▽
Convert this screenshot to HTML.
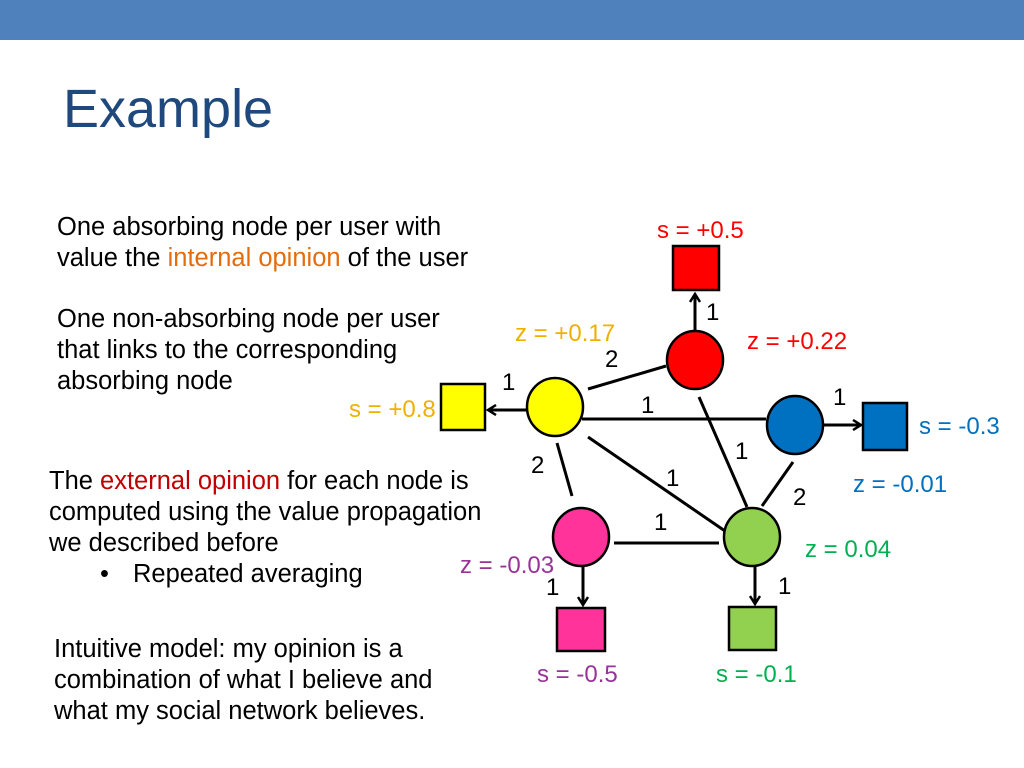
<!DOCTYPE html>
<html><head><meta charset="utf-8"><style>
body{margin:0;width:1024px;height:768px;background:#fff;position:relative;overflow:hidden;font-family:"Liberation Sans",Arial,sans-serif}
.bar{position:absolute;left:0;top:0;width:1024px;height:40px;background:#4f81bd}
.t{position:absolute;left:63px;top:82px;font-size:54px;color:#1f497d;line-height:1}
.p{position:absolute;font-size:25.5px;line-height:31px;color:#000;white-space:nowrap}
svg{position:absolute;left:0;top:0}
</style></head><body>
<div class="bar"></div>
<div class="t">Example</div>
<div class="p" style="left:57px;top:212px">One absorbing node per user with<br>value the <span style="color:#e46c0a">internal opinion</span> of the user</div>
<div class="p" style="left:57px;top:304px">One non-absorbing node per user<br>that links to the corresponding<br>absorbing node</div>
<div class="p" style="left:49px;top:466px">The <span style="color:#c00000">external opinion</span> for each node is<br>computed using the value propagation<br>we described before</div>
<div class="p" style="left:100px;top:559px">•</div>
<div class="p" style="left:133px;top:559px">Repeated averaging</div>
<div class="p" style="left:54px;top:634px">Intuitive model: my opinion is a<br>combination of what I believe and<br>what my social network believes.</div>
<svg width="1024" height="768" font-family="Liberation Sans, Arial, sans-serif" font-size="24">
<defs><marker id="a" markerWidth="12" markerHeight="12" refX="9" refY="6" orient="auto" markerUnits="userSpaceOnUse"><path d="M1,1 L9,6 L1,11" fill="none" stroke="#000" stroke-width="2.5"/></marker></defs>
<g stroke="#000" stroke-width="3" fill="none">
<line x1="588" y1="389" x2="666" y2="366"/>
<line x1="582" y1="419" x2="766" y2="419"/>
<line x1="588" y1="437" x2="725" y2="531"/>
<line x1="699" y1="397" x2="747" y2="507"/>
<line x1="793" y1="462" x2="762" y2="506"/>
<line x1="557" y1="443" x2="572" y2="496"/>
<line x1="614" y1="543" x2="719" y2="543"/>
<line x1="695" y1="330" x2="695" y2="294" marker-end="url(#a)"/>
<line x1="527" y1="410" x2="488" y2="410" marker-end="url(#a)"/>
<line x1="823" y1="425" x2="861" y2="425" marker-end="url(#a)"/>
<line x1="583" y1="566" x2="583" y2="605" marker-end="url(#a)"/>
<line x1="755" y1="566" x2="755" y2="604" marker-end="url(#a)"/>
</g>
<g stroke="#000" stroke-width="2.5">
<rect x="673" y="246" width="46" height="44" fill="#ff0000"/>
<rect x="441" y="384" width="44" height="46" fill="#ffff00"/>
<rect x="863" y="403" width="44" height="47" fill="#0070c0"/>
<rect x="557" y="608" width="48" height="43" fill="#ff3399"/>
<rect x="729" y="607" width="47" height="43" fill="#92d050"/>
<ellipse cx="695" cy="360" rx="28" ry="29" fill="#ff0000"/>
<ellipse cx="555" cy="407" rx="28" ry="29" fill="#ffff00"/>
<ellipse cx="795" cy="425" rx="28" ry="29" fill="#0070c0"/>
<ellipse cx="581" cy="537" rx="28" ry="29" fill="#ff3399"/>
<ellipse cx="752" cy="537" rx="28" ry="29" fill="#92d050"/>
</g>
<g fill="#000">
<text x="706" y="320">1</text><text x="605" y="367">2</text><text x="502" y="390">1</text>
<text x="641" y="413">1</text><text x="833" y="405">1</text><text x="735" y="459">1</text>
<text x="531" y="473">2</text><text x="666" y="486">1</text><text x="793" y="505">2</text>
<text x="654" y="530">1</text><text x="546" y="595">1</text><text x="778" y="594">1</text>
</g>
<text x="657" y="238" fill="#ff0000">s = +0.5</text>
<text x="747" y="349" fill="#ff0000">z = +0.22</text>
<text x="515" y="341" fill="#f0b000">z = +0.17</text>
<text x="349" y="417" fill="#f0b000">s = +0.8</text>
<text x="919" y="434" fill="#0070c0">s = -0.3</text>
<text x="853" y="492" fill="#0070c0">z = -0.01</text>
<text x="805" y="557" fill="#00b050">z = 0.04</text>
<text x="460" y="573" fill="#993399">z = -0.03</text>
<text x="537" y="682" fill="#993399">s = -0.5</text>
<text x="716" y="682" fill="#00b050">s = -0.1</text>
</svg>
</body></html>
△
▽
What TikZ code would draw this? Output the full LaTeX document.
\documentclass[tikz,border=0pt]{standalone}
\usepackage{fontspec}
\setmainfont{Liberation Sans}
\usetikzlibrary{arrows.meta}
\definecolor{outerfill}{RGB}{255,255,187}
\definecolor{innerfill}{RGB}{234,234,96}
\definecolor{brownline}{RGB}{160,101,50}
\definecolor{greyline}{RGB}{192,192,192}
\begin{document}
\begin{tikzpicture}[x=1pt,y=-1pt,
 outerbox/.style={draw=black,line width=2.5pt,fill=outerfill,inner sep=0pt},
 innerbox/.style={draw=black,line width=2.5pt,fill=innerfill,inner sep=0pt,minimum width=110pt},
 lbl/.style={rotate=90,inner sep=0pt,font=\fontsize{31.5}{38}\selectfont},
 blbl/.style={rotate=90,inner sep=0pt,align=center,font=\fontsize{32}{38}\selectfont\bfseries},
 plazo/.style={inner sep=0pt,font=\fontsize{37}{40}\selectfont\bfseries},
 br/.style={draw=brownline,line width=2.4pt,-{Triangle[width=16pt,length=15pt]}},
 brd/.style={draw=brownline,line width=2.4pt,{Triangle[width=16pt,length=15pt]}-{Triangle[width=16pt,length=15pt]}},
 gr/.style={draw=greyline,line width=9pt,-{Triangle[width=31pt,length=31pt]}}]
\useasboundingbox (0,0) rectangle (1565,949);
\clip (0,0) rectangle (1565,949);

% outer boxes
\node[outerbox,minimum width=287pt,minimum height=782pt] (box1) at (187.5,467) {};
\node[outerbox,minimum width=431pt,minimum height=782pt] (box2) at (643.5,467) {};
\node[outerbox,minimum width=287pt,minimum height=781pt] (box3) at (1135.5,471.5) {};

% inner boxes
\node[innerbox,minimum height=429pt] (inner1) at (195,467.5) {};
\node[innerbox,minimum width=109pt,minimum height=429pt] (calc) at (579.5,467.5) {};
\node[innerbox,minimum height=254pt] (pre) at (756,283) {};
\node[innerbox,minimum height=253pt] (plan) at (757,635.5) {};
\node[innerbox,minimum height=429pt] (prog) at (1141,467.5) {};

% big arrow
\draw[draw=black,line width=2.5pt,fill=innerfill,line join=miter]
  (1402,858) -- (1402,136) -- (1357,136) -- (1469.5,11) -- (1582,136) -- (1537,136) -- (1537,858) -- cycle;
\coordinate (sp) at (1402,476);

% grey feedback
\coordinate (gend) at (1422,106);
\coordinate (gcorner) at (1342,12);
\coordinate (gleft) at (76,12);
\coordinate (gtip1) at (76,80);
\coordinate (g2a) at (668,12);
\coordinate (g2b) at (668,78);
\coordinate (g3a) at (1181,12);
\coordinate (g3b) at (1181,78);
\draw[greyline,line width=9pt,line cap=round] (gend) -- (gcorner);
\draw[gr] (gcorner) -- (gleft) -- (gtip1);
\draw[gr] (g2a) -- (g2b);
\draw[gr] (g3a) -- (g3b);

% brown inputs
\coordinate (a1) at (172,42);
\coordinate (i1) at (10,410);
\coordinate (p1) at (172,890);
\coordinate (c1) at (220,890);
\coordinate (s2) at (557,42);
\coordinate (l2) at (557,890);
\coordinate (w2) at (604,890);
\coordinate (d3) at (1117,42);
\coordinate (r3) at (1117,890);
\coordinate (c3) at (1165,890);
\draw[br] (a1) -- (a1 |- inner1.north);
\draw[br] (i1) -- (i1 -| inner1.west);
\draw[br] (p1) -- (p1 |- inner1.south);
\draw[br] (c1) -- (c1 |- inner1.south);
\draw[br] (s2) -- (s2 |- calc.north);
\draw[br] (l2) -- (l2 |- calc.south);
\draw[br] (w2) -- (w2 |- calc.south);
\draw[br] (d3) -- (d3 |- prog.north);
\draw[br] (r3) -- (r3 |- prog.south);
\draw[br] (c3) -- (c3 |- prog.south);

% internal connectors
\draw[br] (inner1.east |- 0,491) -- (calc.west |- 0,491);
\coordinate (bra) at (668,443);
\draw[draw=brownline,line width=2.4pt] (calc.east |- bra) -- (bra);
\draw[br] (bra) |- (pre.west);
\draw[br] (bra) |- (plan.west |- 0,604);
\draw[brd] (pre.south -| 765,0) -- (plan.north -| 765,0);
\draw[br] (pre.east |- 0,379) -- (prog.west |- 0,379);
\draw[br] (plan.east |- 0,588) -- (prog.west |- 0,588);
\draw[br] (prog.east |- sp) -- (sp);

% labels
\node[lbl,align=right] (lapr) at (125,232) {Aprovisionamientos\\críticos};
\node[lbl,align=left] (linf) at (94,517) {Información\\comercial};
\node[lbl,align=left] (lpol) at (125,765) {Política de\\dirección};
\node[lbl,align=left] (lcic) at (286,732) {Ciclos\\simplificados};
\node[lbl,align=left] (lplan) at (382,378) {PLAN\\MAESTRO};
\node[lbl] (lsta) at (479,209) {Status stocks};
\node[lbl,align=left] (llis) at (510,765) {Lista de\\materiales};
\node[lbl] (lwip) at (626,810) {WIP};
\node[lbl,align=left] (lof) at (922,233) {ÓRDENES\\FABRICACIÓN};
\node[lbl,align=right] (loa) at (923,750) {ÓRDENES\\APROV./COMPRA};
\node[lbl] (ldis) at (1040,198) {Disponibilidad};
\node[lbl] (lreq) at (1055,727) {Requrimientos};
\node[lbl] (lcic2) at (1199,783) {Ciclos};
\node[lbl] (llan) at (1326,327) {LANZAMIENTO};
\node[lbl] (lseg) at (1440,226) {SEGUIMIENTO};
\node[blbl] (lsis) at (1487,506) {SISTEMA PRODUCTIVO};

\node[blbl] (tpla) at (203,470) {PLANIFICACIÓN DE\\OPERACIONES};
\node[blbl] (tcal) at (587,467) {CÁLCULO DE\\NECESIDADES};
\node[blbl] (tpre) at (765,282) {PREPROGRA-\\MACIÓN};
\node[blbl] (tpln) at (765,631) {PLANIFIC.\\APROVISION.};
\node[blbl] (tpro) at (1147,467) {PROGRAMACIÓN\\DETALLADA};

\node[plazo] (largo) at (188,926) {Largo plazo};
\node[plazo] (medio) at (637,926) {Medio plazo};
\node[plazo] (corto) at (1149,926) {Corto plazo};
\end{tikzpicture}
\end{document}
△
▽
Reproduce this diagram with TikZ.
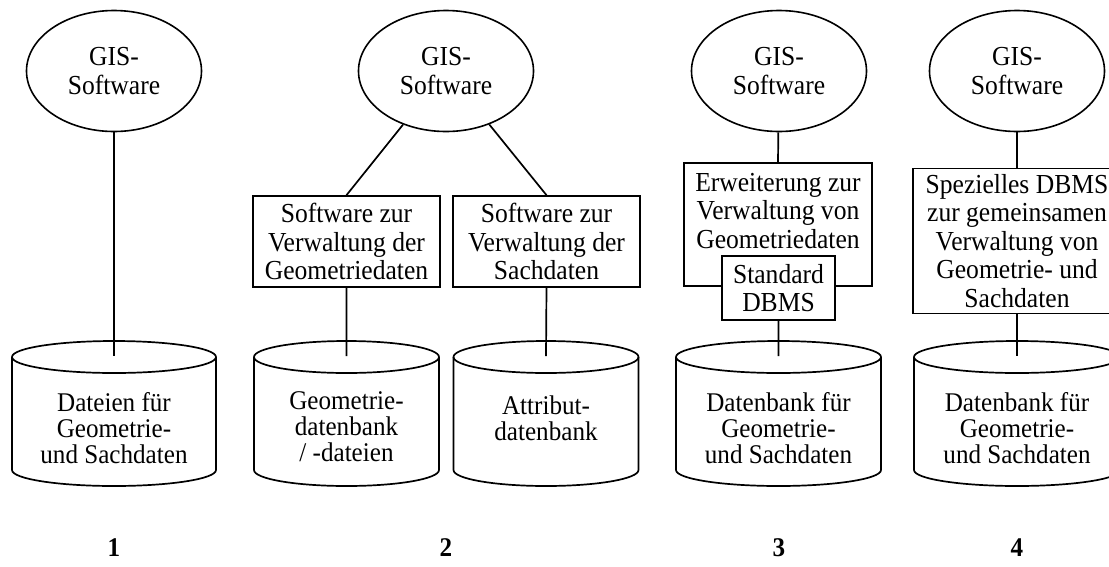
△
* **Required task**
In the listing above, locate the line containing "What TikZ code" and the line containing "width=287pt,minimum height=781pt] (box3)", then transcribe both and every line between them verbatim.

* **Expected output**
What TikZ code would draw this? Output the full LaTeX document.
\documentclass[tikz,border=0pt]{standalone}
\usepackage{fontspec}
\setmainfont{Liberation Sans}
\usetikzlibrary{arrows.meta}
\definecolor{outerfill}{RGB}{255,255,187}
\definecolor{innerfill}{RGB}{234,234,96}
\definecolor{brownline}{RGB}{160,101,50}
\definecolor{greyline}{RGB}{192,192,192}
\begin{document}
\begin{tikzpicture}[x=1pt,y=-1pt,
 outerbox/.style={draw=black,line width=2.5pt,fill=outerfill,inner sep=0pt},
 innerbox/.style={draw=black,line width=2.5pt,fill=innerfill,inner sep=0pt,minimum width=110pt},
 lbl/.style={rotate=90,inner sep=0pt,font=\fontsize{31.5}{38}\selectfont},
 blbl/.style={rotate=90,inner sep=0pt,align=center,font=\fontsize{32}{38}\selectfont\bfseries},
 plazo/.style={inner sep=0pt,font=\fontsize{37}{40}\selectfont\bfseries},
 br/.style={draw=brownline,line width=2.4pt,-{Triangle[width=16pt,length=15pt]}},
 brd/.style={draw=brownline,line width=2.4pt,{Triangle[width=16pt,length=15pt]}-{Triangle[width=16pt,length=15pt]}},
 gr/.style={draw=greyline,line width=9pt,-{Triangle[width=31pt,length=31pt]}}]
\useasboundingbox (0,0) rectangle (1565,949);
\clip (0,0) rectangle (1565,949);

% outer boxes
\node[outerbox,minimum width=287pt,minimum height=782pt] (box1) at (187.5,467) {};
\node[outerbox,minimum width=431pt,minimum height=782pt] (box2) at (643.5,467) {};
\node[outerbox,minimum width=287pt,minimum height=781pt] (box3) at (1135.5,471.5) {};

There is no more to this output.